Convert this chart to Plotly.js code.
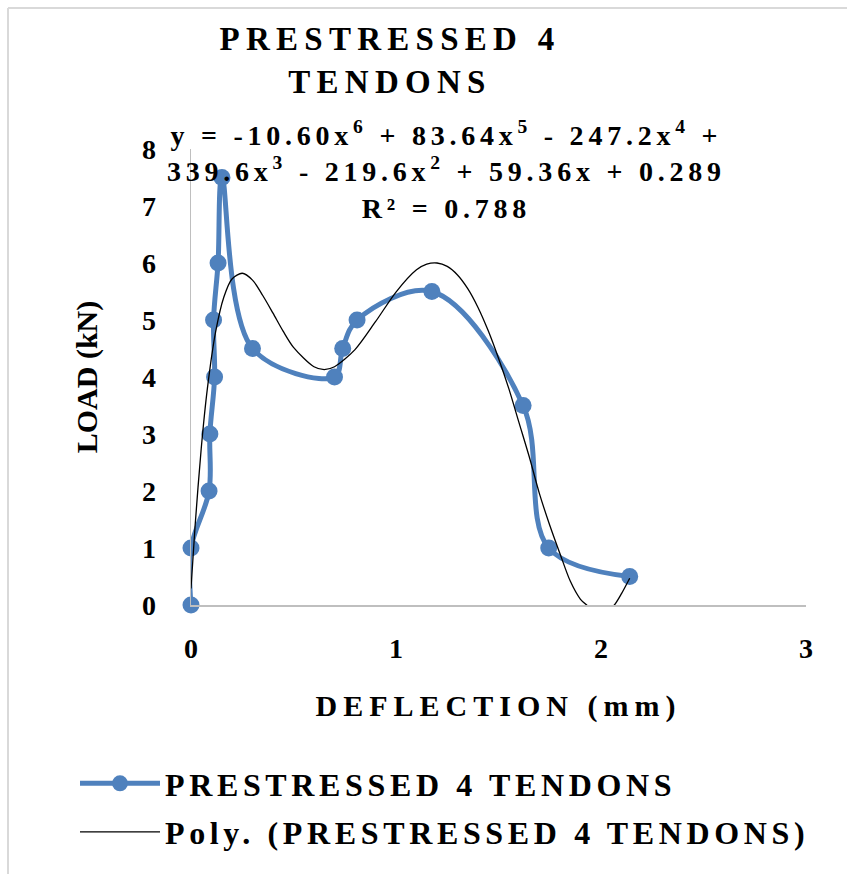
<!DOCTYPE html>
<html>
<head>
<meta charset="utf-8">
<script src="https://cdn.plot.ly/plotly-3.0.1.min.js"></script>
<style>
html, body { margin: 0; padding: 0; background: #ffffff; }
#chart { width: 847px; height: 874px; }
.gtitle { letter-spacing: 0.19em; }
.legendtext { letter-spacing: 0.145em; }
.annotation-text { letter-spacing: 0.17em; }
.xtitle { letter-spacing: 0.2em; }
</style>
</head>
<body>
<div id="chart"></div>
<script>
// Measured data points (deflection in mm, load in kN)
const deflection = [0, 0, 0.088, 0.092, 0.115, 0.11, 0.132, 0.151, 0.30, 0.70, 0.74, 0.81, 1.175, 1.62, 1.745, 2.14];
const load       = [0, 1, 2, 3, 4, 5, 6, 7.5, 4.5, 4, 4.5, 5, 5.5, 3.5, 1, 0.5];

// Polynomial trendline
const trendX = [0, 0.02, 0.05, 0.08, 0.12, 0.16, 0.2, 0.25, 0.3, 0.35, 0.4, 0.45, 0.5, 0.6, 0.65, 0.7, 0.8, 0.9, 1.0, 1.1, 1.15, 1.2, 1.25, 1.3, 1.35, 1.4, 1.45, 1.5, 1.55, 1.6, 1.65, 1.7, 1.75, 1.8, 1.85, 1.9, 1.93, 1.97, 2.0, 2.04, 2.065, 2.1, 2.14];
const trendY = [0.29, 1.39, 2.75, 3.8, 4.79, 5.4, 5.72, 5.82, 5.7, 5.43, 5.12, 4.8, 4.52, 4.18, 4.13, 4.18, 4.48, 4.97, 5.49, 5.88, 5.98, 6.0, 5.94, 5.79, 5.55, 5.22, 4.81, 4.33, 3.8, 3.2, 2.6, 1.95, 1.4, 0.9, 0.42, 0.1, 0.0, -0.1, -0.13, -0.07, 0.0, 0.2, 0.47];

const xTicks = [0, 1, 2, 3];
const yTicks = [0, 1, 2, 3, 4, 5, 6, 7, 8];

const seriesName = 'PRESTRESSED 4 TENDONS';
const trendName = 'Poly. (PRESTRESSED 4 TENDONS)';
const equationLines = [
  'y = -10.60x<sup>6</sup> + 83.64x<sup>5</sup> - 247.2x<sup>4</sup> +',
  '339.6x<sup>3</sup> - 219.6x<sup>2</sup> + 59.36x + 0.289',
  'R² = 0.788'
];

const serif = 'Liberation Serif, Times New Roman, serif';
const blue = '#4f81bd';

const W = 847, H = 874;
const plotL = 191, plotR = 806, plotT = 149, plotB = 605;
const px2x = p => (p - plotL) / (plotR - plotL);
const py2y = p => (plotB - p) / (plotB - plotT);

const traces = [
  {
    x: deflection, y: load, name: seriesName, type: 'scatter', mode: 'lines+markers',
    line: { color: blue, width: 5, shape: 'spline', smoothing: 1 },
    marker: { color: blue, size: 17, symbol: 'circle' },
    cliponaxis: false, legendgroup: 'a'
  },
  {
    x: trendX, y: trendY, name: trendName, type: 'scatter', mode: 'lines',
    line: { color: '#000000', width: 1.3, shape: 'spline', smoothing: 0.8 },
    legendgroup: 'b'
  }
];

const layout = {
  width: W, height: H,
  margin: { l: plotL, r: W - plotR, t: plotT, b: H - plotB, pad: 0 },
  paper_bgcolor: '#ffffff', plot_bgcolor: '#ffffff',
  font: { family: serif, color: '#000000', size: 28, weight: 'bold' },
  title: {
    text: '<b>PRESTRESSED 4<br>TENDONS</b>',
    font: { family: serif, size: 33, color: '#000000' },
    x: 390 / W, xanchor: 'center', xref: 'container',
    y: 1 - 50 / H, yanchor: 'top', yref: 'container'
  },
  xaxis: {
    range: [0, 3], tickvals: xTicks, ticktext: xTicks.map(String),
    showgrid: false, zeroline: false, showline: true, linecolor: '#bfbfbf', linewidth: 1.5,
    ticks: '', ticklabelstandoff: 18,
    tickfont: { family: serif, size: 28, weight: 'bold' },
    title: { text: '<b>DEFLECTION (mm)</b>', font: { family: serif, size: 30 }, standoff: 32 },
    automargin: false, fixedrange: true
  },
  yaxis: {
    range: [0, 8], tickvals: yTicks, ticktext: yTicks.map(String),
    showgrid: false, zeroline: false, showline: true, linecolor: '#bfbfbf', linewidth: 1.5,
    ticks: '', ticklabelstandoff: 28,
    tickfont: { family: serif, size: 28, weight: 'bold' },
    title: { text: '<b>LOAD (kN)</b>', font: { family: serif, size: 30 }, standoff: 35 },
    automargin: false, fixedrange: true
  },
  showlegend: true,
  legend: {
    x: px2x(75), xanchor: 'left', y: py2y(756), yanchor: 'top',
    font: { family: serif, size: 32, color: '#000000', weight: 'bold' },
    bgcolor: 'rgba(0,0,0,0)', itemwidth: 80, tracegroupgap: 4, traceorder: 'grouped'
  },
  annotations: [
    {
      text: '<b>' + equationLines.join('<br>') + '</b>',
      xref: 'paper', yref: 'paper', x: px2x(446), y: py2y(114),
      xanchor: 'center', yanchor: 'top', showarrow: false, align: 'center',
      font: { family: serif, size: 28, color: '#000000' }
    }
  ],
  shapes: [
    { type: 'line', xref: 'paper', yref: 'paper', x0: px2x(8), x1: px2x(860), y0: py2y(8), y1: py2y(8),
      line: { color: '#d9d9d9', width: 2 } },
    { type: 'line', xref: 'paper', yref: 'paper', x0: px2x(8), x1: px2x(8), y0: py2y(8), y1: py2y(880),
      line: { color: '#d9d9d9', width: 2 } }
  ]
};

Plotly.newPlot('chart', traces, layout, { displayModeBar: false, staticPlot: true });
</script>
</body>
</html>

__________________________________________________

--- SET TASK ---
Output the lines above in full and exactly as given, omitting any pictures.

--- OUTPUT FOR THIS TASK ---
Convert this chart to Plotly.js code.
<!DOCTYPE html>
<html>
<head>
<meta charset="utf-8">
<script src="https://cdn.plot.ly/plotly-3.0.1.min.js"></script>
<style>
html, body { margin: 0; padding: 0; background: #ffffff; }
#chart { width: 847px; height: 874px; }
.gtitle { letter-spacing: 0.19em; }
.legendtext { letter-spacing: 0.145em; }
.annotation-text { letter-spacing: 0.17em; }
.xtitle { letter-spacing: 0.2em; }
</style>
</head>
<body>
<div id="chart"></div>
<script>
// Measured data points (deflection in mm, load in kN)
const deflection = [0, 0, 0.088, 0.092, 0.115, 0.11, 0.132, 0.151, 0.30, 0.70, 0.74, 0.81, 1.175, 1.62, 1.745, 2.14];
const load       = [0, 1, 2, 3, 4, 5, 6, 7.5, 4.5, 4, 4.5, 5, 5.5, 3.5, 1, 0.5];

// Polynomial trendline
const trendX = [0, 0.02, 0.05, 0.08, 0.12, 0.16, 0.2, 0.25, 0.3, 0.35, 0.4, 0.45, 0.5, 0.6, 0.65, 0.7, 0.8, 0.9, 1.0, 1.1, 1.15, 1.2, 1.25, 1.3, 1.35, 1.4, 1.45, 1.5, 1.55, 1.6, 1.65, 1.7, 1.75, 1.8, 1.85, 1.9, 1.93, 1.97, 2.0, 2.04, 2.065, 2.1, 2.14];
const trendY = [0.29, 1.39, 2.75, 3.8, 4.79, 5.4, 5.72, 5.82, 5.7, 5.43, 5.12, 4.8, 4.52, 4.18, 4.13, 4.18, 4.48, 4.97, 5.49, 5.88, 5.98, 6.0, 5.94, 5.79, 5.55, 5.22, 4.81, 4.33, 3.8, 3.2, 2.6, 1.95, 1.4, 0.9, 0.42, 0.1, 0.0, -0.1, -0.13, -0.07, 0.0, 0.2, 0.47];

const xTicks = [0, 1, 2, 3];
const yTicks = [0, 1, 2, 3, 4, 5, 6, 7, 8];

const seriesName = 'PRESTRESSED 4 TENDONS';
const trendName = 'Poly. (PRESTRESSED 4 TENDONS)';
const equationLines = [
  'y = -10.60x<sup>6</sup> + 83.64x<sup>5</sup> - 247.2x<sup>4</sup> +',
  '339.6x<sup>3</sup> - 219.6x<sup>2</sup> + 59.36x + 0.289',
  'R² = 0.788'
];

const serif = 'Liberation Serif, Times New Roman, serif';
const blue = '#4f81bd';

const W = 847, H = 874;
const plotL = 191, plotR = 806, plotT = 149, plotB = 605;
const px2x = p => (p - plotL) / (plotR - plotL);
const py2y = p => (plotB - p) / (plotB - plotT);

const traces = [
  {
    x: deflection, y: load, name: seriesName, type: 'scatter', mode: 'lines+markers',
    line: { color: blue, width: 5, shape: 'spline', smoothing: 1 },
    marker: { color: blue, size: 17, symbol: 'circle' },
    cliponaxis: false, legendgroup: 'a'
  },
  {
    x: trendX, y: trendY, name: trendName, type: 'scatter', mode: 'lines',
    line: { color: '#000000', width: 1.3, shape: 'spline', smoothing: 0.8 },
    legendgroup: 'b'
  }
];

const layout = {
  width: W, height: H,
  margin: { l: plotL, r: W - plotR, t: plotT, b: H - plotB, pad: 0 },
  paper_bgcolor: '#ffffff', plot_bgcolor: '#ffffff',
  font: { family: serif, color: '#000000', size: 28, weight: 'bold' },
  title: {
    text: '<b>PRESTRESSED 4<br>TENDONS</b>',
    font: { family: serif, size: 33, color: '#000000' },
    x: 390 / W, xanchor: 'center', xref: 'container',
    y: 1 - 50 / H, yanchor: 'top', yref: 'container'
  },
  xaxis: {
    range: [0, 3], tickvals: xTicks, ticktext: xTicks.map(String),
    showgrid: false, zeroline: false, showline: true, linecolor: '#bfbfbf', linewidth: 1.5,
    ticks: '', ticklabelstandoff: 18,
    tickfont: { family: serif, size: 28, weight: 'bold' },
    title: { text: '<b>DEFLECTION (mm)</b>', font: { family: serif, size: 30 }, standoff: 32 },
    automargin: false, fixedrange: true
  },
  yaxis: {
    range: [0, 8], tickvals: yTicks, ticktext: yTicks.map(String),
    showgrid: false, zeroline: false, showline: true, linecolor: '#bfbfbf', linewidth: 1.5,
    ticks: '', ticklabelstandoff: 28,
    tickfont: { family: serif, size: 28, weight: 'bold' },
    title: { text: '<b>LOAD (kN)</b>', font: { family: serif, size: 30 }, standoff: 35 },
    automargin: false, fixedrange: true
  },
  showlegend: true,
  legend: {
    x: px2x(75), xanchor: 'left', y: py2y(756), yanchor: 'top',
    font: { family: serif, size: 32, color: '#000000', weight: 'bold' },
    bgcolor: 'rgba(0,0,0,0)', itemwidth: 80, tracegroupgap: 4, traceorder: 'grouped'
  },
  annotations: [
    {
      text: '<b>' + equationLines.join('<br>') + '</b>',
      xref: 'paper', yref: 'paper', x: px2x(446), y: py2y(114),
      xanchor: 'center', yanchor: 'top', showarrow: false, align: 'center',
      font: { family: serif, size: 28, color: '#000000' }
    }
  ],
  shapes: [
    { type: 'line', xref: 'paper', yref: 'paper', x0: px2x(8), x1: px2x(860), y0: py2y(8), y1: py2y(8),
      line: { color: '#d9d9d9', width: 2 } },
    { type: 'line', xref: 'paper', yref: 'paper', x0: px2x(8), x1: px2x(8), y0: py2y(8), y1: py2y(880),
      line: { color: '#d9d9d9', width: 2 } }
  ]
};

Plotly.newPlot('chart', traces, layout, { displayModeBar: false, staticPlot: true });
</script>
</body>
</html>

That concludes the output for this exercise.